··· Source records
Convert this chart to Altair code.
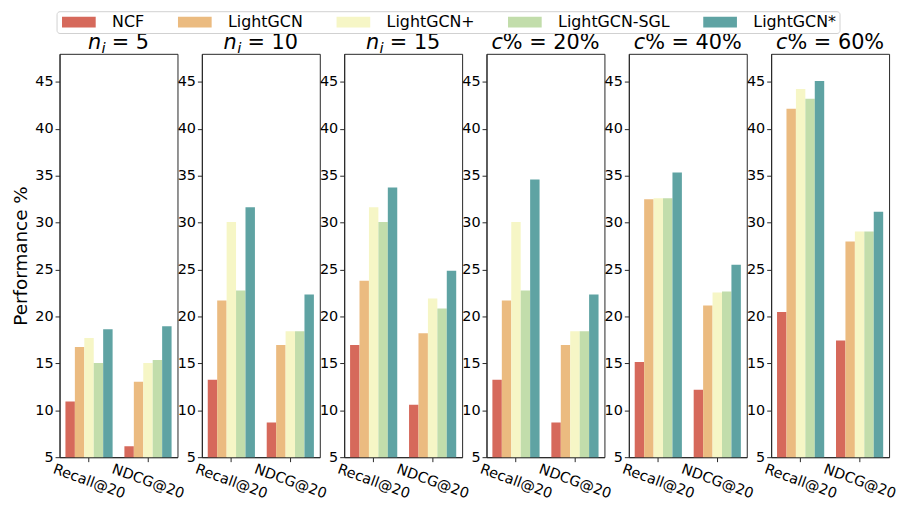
import altair as alt
import pandas as pd

methods = ["NCF", "LightGCN", "LightGCN+", "LightGCN-SGL", "LightGCN*"]
colors = ["#d6695b", "#ebbb80", "#f6f6c6", "#c2ddab", "#5fa3a3"]
metrics = ["Recall@20", "NDCG@20"]

# panel titles: (italic symbol, subscript, rest)
titles = [("n", "i", " = 5"), ("n", "i", " = 10"), ("n", "i", " = 15"),
          ("c", "", "% = 20%"), ("c", "", "% = 40%"), ("c", "", "% = 60%")]

recall_n5 = [10.93, 16.75, 17.70, 15.05, 18.65]
ndcg_n5 = [6.16, 13.04, 15.05, 15.37, 18.97]
recall_n10 = [13.25, 21.70, 30.06, 22.77, 31.65]
ndcg_n10 = [8.70, 16.95, 18.43, 18.43, 22.34]
recall_n15 = [16.95, 23.82, 31.65, 30.06, 33.76]
ndcg_n15 = [10.60, 18.22, 21.92, 20.86, 24.88]
recall_c20 = [13.25, 21.70, 30.06, 22.77, 34.60]
ndcg_c20 = [8.70, 16.95, 18.43, 18.43, 22.34]
recall_c40 = [15.15, 32.50, 32.60, 32.60, 35.35]
ndcg_c40 = [12.19, 21.18, 22.55, 22.66, 25.51]
recall_c60 = [20.49, 42.15, 44.26, 43.20, 45.10]
ndcg_c60 = [17.43, 27.99, 29.05, 29.05, 31.16]

recalls = [recall_n5, recall_n10, recall_n15, recall_c20, recall_c40, recall_c60]
ndcgs = [ndcg_n5, ndcg_n10, ndcg_n15, ndcg_c20, ndcg_c40, ndcg_c60]

y_ticks = [5, 10, 15, 20, 25, 30, 35, 40, 45]

W, H = 119, 407
TFS = 21  # title font size
SUBFS = 15

# approximate DejaVu Sans advance widths (em)
cw = {"n": 0.634, "i": 0.278, "c": 0.55, " ": 0.318, "=": 0.838, "%": 0.95}
for d in "0123456789":
    cw[d] = 0.636


def tw(s, fs):
    return sum(cw.get(ch, 0.6) for ch in s) * fs


def panel(k):
    rows = []
    for m, v in zip(methods, recalls[k]):
        rows.append({"metric": "Recall@20", "method": m, "value": v})
    for m, v in zip(methods, ndcgs[k]):
        rows.append({"metric": "NDCG@20", "method": m, "value": v})
    df = pd.DataFrame(rows)
    bars = alt.Chart(df).mark_bar(clip=True).encode(
        x=alt.X("metric:N", sort=metrics,
                scale=alt.Scale(paddingInner=0.2, paddingOuter=0.1),
                axis=alt.Axis(title=None, labelAngle=20, labelAlign="center",
                              labelBaseline="middle", labelPadding=20)),
        xOffset=alt.XOffset("method:N", sort=methods,
                            scale=alt.Scale(paddingInner=0, paddingOuter=0)),
        y=alt.Y("value:Q",
                scale=alt.Scale(domain=[5, 48], nice=False, zero=False),
                axis=alt.Axis(values=y_ticks, grid=False,
                              title="Performance %" if k == 0 else None,
                              titleFontSize=18.5, titleFontWeight="normal",
                              titleColor="black", titlePadding=4)),
        color=alt.Color("method:N", sort=methods,
                        scale=alt.Scale(domain=methods, range=colors),
                        legend=alt.Legend(title=None)),
    )
    sym, sub, rest = titles[k]
    total = tw(sym, TFS) + tw(sub, SUBFS) + tw(rest, TFS)
    x0 = W / 2 - total / 2
    x1 = x0 + tw(sym, TFS)
    lead = len(rest) - len(rest.lstrip(" "))
    x2 = x1 + tw(sub, SUBFS) + lead * cw[" "] * TFS
    t_sym = alt.Chart(pd.DataFrame({"t": [sym]})).mark_text(
        fontSize=TFS, fontStyle="italic", align="left", baseline="alphabetic",
        color="black").encode(text="t:N", x=alt.value(x0), y=alt.value(-5))
    layers = [bars, t_sym]
    if sub:
        t_sub = alt.Chart(pd.DataFrame({"t": [sub]})).mark_text(
            fontSize=SUBFS, fontStyle="italic", align="left",
            baseline="alphabetic", color="black").encode(
            text="t:N", x=alt.value(x1 + 0.5), y=alt.value(-1))
        layers.append(t_sub)
    t_rest = alt.Chart(pd.DataFrame({"t": [rest.lstrip(" ")]})).mark_text(
        fontSize=TFS, align="left", baseline="alphabetic",
        color="black").encode(text="t:N", x=alt.value(x2), y=alt.value(-5))
    layers.append(t_rest)
    return alt.layer(*layers).properties(width=W, height=H)


chart = alt.hconcat(*[panel(k) for k in range(6)], spacing=24.6, bounds="flush").properties(
    padding={"left": 3, "top": 0, "right": 0, "bottom": 0}
).configure(font="DejaVu Sans").configure_view(
    stroke="#262626", strokeWidth=1
).configure_axis(
    domainColor="#262626", tickColor="#262626", labelColor="black",
    labelFont="DejaVu Sans", labelFontSize=14.5, tickSize=4.5,
    domainWidth=1, tickWidth=1, titleFont="DejaVu Sans"
).configure_axisY(labelPadding=2).configure_legend(
    orient="none", legendX=-3, legendY=-43, direction="horizontal",
    columns=5, symbolType="M-1,-1H5.18V1H-1Z", symbolSize=121,
    symbolStrokeWidth=0, symbolOpacity=1, labelFontSize=16,
    labelFont="DejaVu Sans", labelColor="black", columnPadding=31,
    labelOffset=37, padding=3, strokeColor="#d0d0d0", cornerRadius=3,
    fillColor="white", labelLimit=0
)

chart.save("out.html", embed_options={"renderer": "svg", "actions": False})
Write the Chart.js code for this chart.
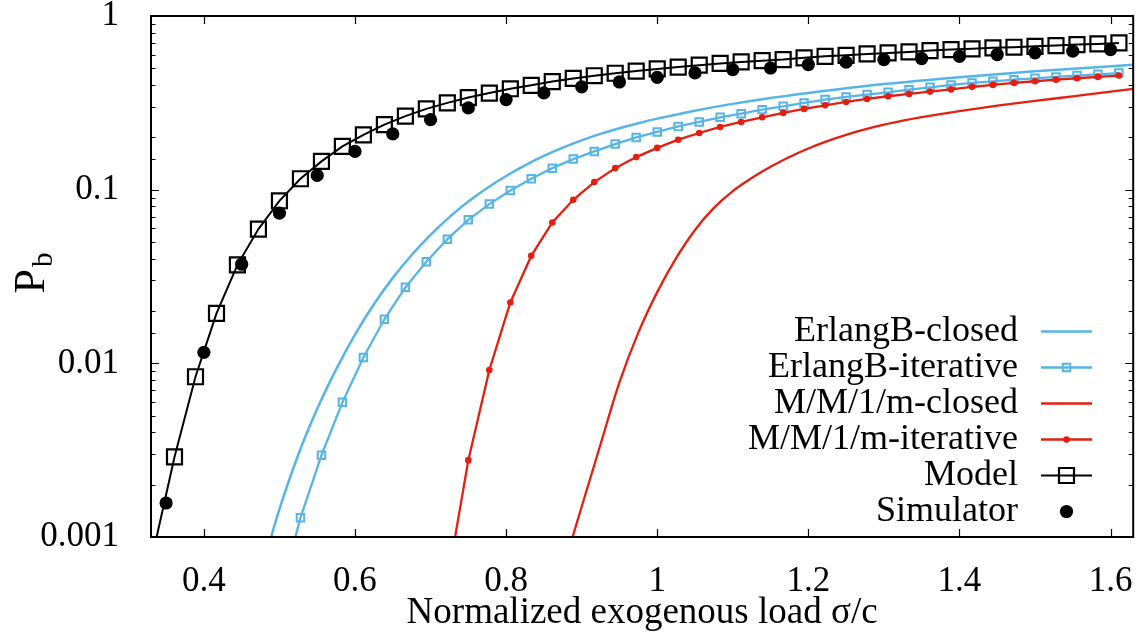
<!DOCTYPE html>
<html>
<head>
<meta charset="utf-8">
<script src="https://cdn.jsdelivr.net/npm/chart.js@4/dist/chart.umd.min.js"></script>
<style>
  html, body { margin: 0; padding: 0; background: #ffffff; }
  #wrap { width: 1146px; height: 635px; }
</style>
</head>
<body>
<div id="wrap"><canvas id="pb" width="1146" height="635"></canvas></div>
<script>
// Load grid used by the model and the iterative solvers (sigma/c in steps of 1/36)
const gridLoad = [0.3333, 0.3611, 0.3889, 0.4167, 0.4444, 0.4722, 0.5, 0.5278, 0.5556, 0.5833,
  0.6111, 0.6389, 0.6667, 0.6944, 0.7222, 0.75, 0.7778, 0.8056, 0.8333, 0.8611,
  0.8889, 0.9167, 0.9444, 0.9722, 1, 1.0278, 1.0556, 1.0833, 1.1111, 1.1389,
  1.1667, 1.1944, 1.2222, 1.25, 1.2778, 1.3056, 1.3333, 1.3611, 1.3889, 1.4167,
  1.4444, 1.4722, 1.5, 1.5278, 1.5556, 1.5833, 1.6111];

// Model blocking probability on the full grid
const modelPb = [0.00083, 0.00289, 0.00837, 0.0194, 0.0369, 0.0593, 0.0863, 0.1156, 0.1455, 0.1775,
  0.207, 0.237, 0.265, 0.292, 0.316, 0.339, 0.360, 0.381, 0.399, 0.419,
  0.437, 0.453, 0.468, 0.482, 0.496, 0.508, 0.521, 0.533, 0.544, 0.553,
  0.561, 0.574, 0.586, 0.594, 0.605, 0.613, 0.621, 0.632, 0.641, 0.647,
  0.656, 0.661, 0.669, 0.676, 0.685, 0.691, 0.700];

// ErlangB iterative: grid points from 0.5 upward
const erlangIterStart = 6;
const erlangIterPb = [0.00045, 0.00129, 0.00296, 0.00596, 0.0108, 0.01794, 0.0274, 0.0385, 0.0519, 0.067,
  0.0826, 0.0989, 0.1156, 0.133, 0.150, 0.166, 0.183, 0.200, 0.215, 0.2314,
  0.2455, 0.261, 0.274, 0.289, 0.302, 0.3157, 0.330, 0.342, 0.3527, 0.3636,
  0.3767, 0.3884, 0.401, 0.412, 0.4207, 0.430, 0.4377, 0.446, 0.4537, 0.4617, 0.469];

// M/M/1/m iterative: grid points from 0.7222 upward
const mm1IterStart = 14;
const mm1IterPb = [0.00055, 0.00277, 0.00915, 0.0224, 0.0416, 0.0647, 0.0874, 0.1106, 0.133, 0.154,
  0.174, 0.194, 0.212, 0.2297, 0.2455, 0.261, 0.2767, 0.2917, 0.306, 0.32,
  0.333, 0.345, 0.356, 0.367, 0.378, 0.391, 0.401, 0.412, 0.421, 0.430,
  0.438, 0.446, 0.454];

// Closed-form curves
const erlangClosedLoad = [0.483, 0.489, 0.5, 0.525, 0.55, 0.575, 0.6, 0.625, 0.65, 0.675,
  0.7, 0.725, 0.75, 0.775, 0.8, 0.825, 0.85, 0.875, 0.9, 0.925,
  0.95, 0.975, 1.0, 1.05, 1.1, 1.15, 1.2, 1.3, 1.4, 1.5, 1.63];
const erlangClosedPb = [0.000802, 0.001, 0.001445, 0.002985, 0.00547, 0.00923, 0.01462, 0.02188, 0.03105, 0.04207,
  0.05495, 0.0695, 0.0855, 0.1023, 0.1199, 0.1380, 0.1563, 0.1746, 0.1923, 0.2094,
  0.2259, 0.2415, 0.2564, 0.2851, 0.3119, 0.3373, 0.3606, 0.4055, 0.4446, 0.4808, 0.5236];

const mm1ClosedLoad = [0.882, 0.888, 0.9, 0.925, 0.95, 0.975, 1.0, 1.025, 1.05, 1.075,
  1.1, 1.125, 1.15, 1.175, 1.2, 1.225, 1.25, 1.275, 1.3, 1.325,
  1.35, 1.4, 1.45, 1.5, 1.55, 1.63];
const mm1ClosedPb = [0.000818, 0.001, 0.001493, 0.00342, 0.00776, 0.01503, 0.0257, 0.0403, 0.0586, 0.0785,
  0.0982, 0.1167, 0.1355, 0.1542, 0.1726, 0.1904, 0.2070, 0.2223, 0.2366, 0.2495,
  0.2616, 0.2835, 0.3044, 0.3246, 0.3446, 0.3802];

// Simulation results
const simLoad = [0.35, 0.40, 0.45, 0.50, 0.55, 0.60, 0.65, 0.70, 0.75, 0.80, 0.85, 0.90, 0.95,
  1.00, 1.05, 1.10, 1.15, 1.20, 1.25, 1.30, 1.35, 1.40, 1.45, 1.50, 1.55, 1.60];
const simPb = [0.00157, 0.01157, 0.0372, 0.0733, 0.1208, 0.166, 0.2094, 0.253, 0.2955, 0.33, 0.3605, 0.391, 0.417,
  0.4436, 0.47, 0.491, 0.502, 0.525, 0.542, 0.561, 0.569, 0.586, 0.6, 0.614, 0.627, 0.641];

// Axis ticks
const xTicks = [0.4, 0.6, 0.8, 1.0, 1.2, 1.4, 1.6];
const xTickLabels = ['0.4', '0.6', '0.8', '1', '1.2', '1.4', '1.6'];
const yMajorTicks = [0.001, 0.01, 0.1, 1];
const yTickLabels = ['0.001', '0.01', '0.1', '1'];

const BLUE = '#56b4e9';
const RED = '#e51e10';
const FONT = '"Liberation Serif", "Times New Roman", serif';

const pairs = (xs, ys) => ys.map((v, i) => ({ x: xs[i], y: v }));

const datasets = [
  {
    label: 'ErlangB-closed', data: pairs(erlangClosedLoad, erlangClosedPb),
    borderColor: BLUE, borderWidth: 2.5, showLine: true, pointRadius: 0,
    cubicInterpolationMode: 'monotone', order: 5
  },
  {
    label: 'ErlangB-iterative', data: pairs(gridLoad.slice(erlangIterStart), erlangIterPb),
    borderColor: BLUE, borderWidth: 2.3, showLine: true,
    pointStyle: 'rect', pointRadius: 5.3, pointBorderWidth: 2,
    pointBorderColor: BLUE, pointBackgroundColor: 'rgba(0,0,0,0)', order: 4
  },
  {
    label: 'M/M/1/m-closed', data: pairs(mm1ClosedLoad, mm1ClosedPb),
    borderColor: RED, borderWidth: 2.3, showLine: true, pointRadius: 0,
    cubicInterpolationMode: 'monotone', order: 3
  },
  {
    label: 'M/M/1/m-iterative', data: pairs(gridLoad.slice(mm1IterStart), mm1IterPb),
    borderColor: RED, borderWidth: 2.3, showLine: true,
    pointStyle: 'circle', pointRadius: 3.3, pointBorderWidth: 0,
    pointBackgroundColor: RED, order: 2
  },
  {
    label: 'Model', data: pairs(gridLoad, modelPb),
    borderColor: '#000', borderWidth: 2, showLine: true,
    pointStyle: 'rect', pointRadius: 10.6, pointBorderWidth: 2.2,
    pointBorderColor: '#000', pointBackgroundColor: 'rgba(0,0,0,0)', order: 1
  },
  {
    label: 'Simulator', data: pairs(simLoad, simPb),
    showLine: false, borderWidth: 0,
    pointStyle: 'circle', pointRadius: 6.6, pointBorderWidth: 0,
    pointBackgroundColor: '#000', order: 0
  }
];
datasets.forEach(d => { d.clip = 0; d.tension = 0; d.pointHoverRadius = d.pointRadius; });

// Inward tick marks on all four sides plus the frame
const frameTicks = {
  id: 'frameTicks',
  afterDatasetsDraw(chart) {
    const { ctx, chartArea: a, scales: { x, y } } = chart;
    ctx.save();
    ctx.strokeStyle = '#000';
    ctx.lineWidth = 1.2;
    ctx.beginPath();
    x.ticks.forEach(t => {
      const px = Math.round(x.getPixelForValue(t.value)) + 0.5;
      ctx.moveTo(px, a.bottom); ctx.lineTo(px, a.bottom - 8);
      ctx.moveTo(px, a.top); ctx.lineTo(px, a.top + 8);
    });
    y.ticks.forEach(t => {
      const lg = Math.log10(t.value);
      const major = Math.abs(lg - Math.round(lg)) < 1e-6;
      const len = major ? 8 : 4.5;
      const py = Math.round(y.getPixelForValue(t.value)) + 0.5;
      ctx.moveTo(a.left, py); ctx.lineTo(a.left + len, py);
      ctx.moveTo(a.right, py); ctx.lineTo(a.right - len, py);
    });
    ctx.stroke();
    ctx.lineWidth = 2;
    ctx.strokeRect(a.left, a.top, a.right - a.left, a.bottom - a.top);
    ctx.restore();
  }
};

// Key in the lower right corner: text right-aligned, sample to its right
const keyBox = {
  id: 'keyBox',
  afterDraw(chart) {
    const ctx = chart.ctx;
    const textRight = 1018, sampleL = 1041, sampleR = 1092, top = 331.5, step = 36;
    ctx.save();
    ctx.font = '36px ' + FONT;
    ctx.textAlign = 'right';
    ctx.textBaseline = 'middle';
    chart.data.datasets.forEach((ds, i) => {
      const yy = top + i * step;
      ctx.fillStyle = '#000';
      ctx.fillText(ds.label, textRight, yy);
      if (ds.showLine) {
        ctx.strokeStyle = ds.borderColor;
        ctx.lineWidth = ds.borderWidth;
        ctx.beginPath(); ctx.moveTo(sampleL, yy); ctx.lineTo(sampleR, yy); ctx.stroke();
      }
      if (ds.pointRadius > 0) {
        ctx.fillStyle = ds.pointBackgroundColor;
        ctx.strokeStyle = ds.pointBorderColor || ds.pointBackgroundColor;
        ctx.lineWidth = ds.pointBorderWidth;
        Chart.helpers.drawPoint(ctx, {
          pointStyle: ds.pointStyle, radius: ds.pointRadius, rotation: 0,
          borderWidth: ds.pointBorderWidth
        }, (sampleL + sampleR) / 2, yy);
      }
    });
    ctx.restore();
  }
};

// Vertical axis title P with subscript b
const yTitle = {
  id: 'yTitle',
  afterDraw(chart) {
    const ctx = chart.ctx;
    ctx.save();
    ctx.translate(44, 280);
    ctx.rotate(-Math.PI / 2);
    ctx.fillStyle = '#000';
    ctx.textBaseline = 'alphabetic';
    ctx.font = '44px ' + FONT;
    ctx.textAlign = 'right';
    ctx.fillText('P', 11, 0);
    ctx.font = '29px ' + FONT;
    ctx.textAlign = 'left';
    ctx.fillText('b', 13, 8);
    ctx.restore();
  }
};

new Chart(document.getElementById('pb'), {
  type: 'scatter',
  data: { datasets },
  options: {
    responsive: false,
    animation: false,
    devicePixelRatio: 1,
    layout: { padding: { top: 16, right: 11, left: 0, bottom: 0 } },
    plugins: { legend: { display: false }, tooltip: { enabled: false } },
    events: [],
    scales: {
      x: {
        type: 'linear', min: 0.33, max: 1.63,
        grid: { display: false }, border: { display: false },
        afterBuildTicks: s => { s.ticks = xTicks.map(v => ({ value: v })); },
        afterFit: s => { s.height = 98; s.paddingLeft = 0; s.paddingRight = 0; },
        ticks: {
          autoSkip: false, maxRotation: 0, padding: 16, color: '#000',
          font: { family: FONT, size: 35 },
          callback: (v, i) => xTickLabels[i]
        },
        title: {
          display: true, text: 'Normalized exogenous load σ/c', color: '#000',
          font: { family: FONT, size: 37 }, padding: { top: 0, bottom: 0 }
        }
      },
      y: {
        type: 'logarithmic', min: 0.001, max: 1,
        grid: { display: false }, border: { display: false },
        afterFit: s => { s.width = 151; s.paddingTop = 0; s.paddingBottom = 0; },
        ticks: {
          autoSkip: false, padding: 24, color: '#000',
          font: { family: FONT, size: 35 },
          callback: v => {
            const k = yMajorTicks.findIndex(m => Math.abs(Math.log10(v) - Math.log10(m)) < 1e-6);
            return k >= 0 ? yTickLabels[k] : '';
          }
        }
      }
    }
  },
  plugins: [frameTicks, keyBox, yTitle]
});
</script>
</body>
</html>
······
■ **To do**
Set down nothing but the lines from the one holding "Write the Chart.js code for this chart." through the one holding "1.4444, 1.4722, 1.5, 1.5278, 1.5556, 1.5833, 1.6111];", both included, exactly as they appear; any picture is left out.

■ **Worked answer**
Write the Chart.js code for this chart.
<!DOCTYPE html>
<html>
<head>
<meta charset="utf-8">
<script src="https://cdn.jsdelivr.net/npm/chart.js@4/dist/chart.umd.min.js"></script>
<style>
  html, body { margin: 0; padding: 0; background: #ffffff; }
  #wrap { width: 1146px; height: 635px; }
</style>
</head>
<body>
<div id="wrap"><canvas id="pb" width="1146" height="635"></canvas></div>
<script>
// Load grid used by the model and the iterative solvers (sigma/c in steps of 1/36)
const gridLoad = [0.3333, 0.3611, 0.3889, 0.4167, 0.4444, 0.4722, 0.5, 0.5278, 0.5556, 0.5833,
  0.6111, 0.6389, 0.6667, 0.6944, 0.7222, 0.75, 0.7778, 0.8056, 0.8333, 0.8611,
  0.8889, 0.9167, 0.9444, 0.9722, 1, 1.0278, 1.0556, 1.0833, 1.1111, 1.1389,
  1.1667, 1.1944, 1.2222, 1.25, 1.2778, 1.3056, 1.3333, 1.3611, 1.3889, 1.4167,
  1.4444, 1.4722, 1.5, 1.5278, 1.5556, 1.5833, 1.6111];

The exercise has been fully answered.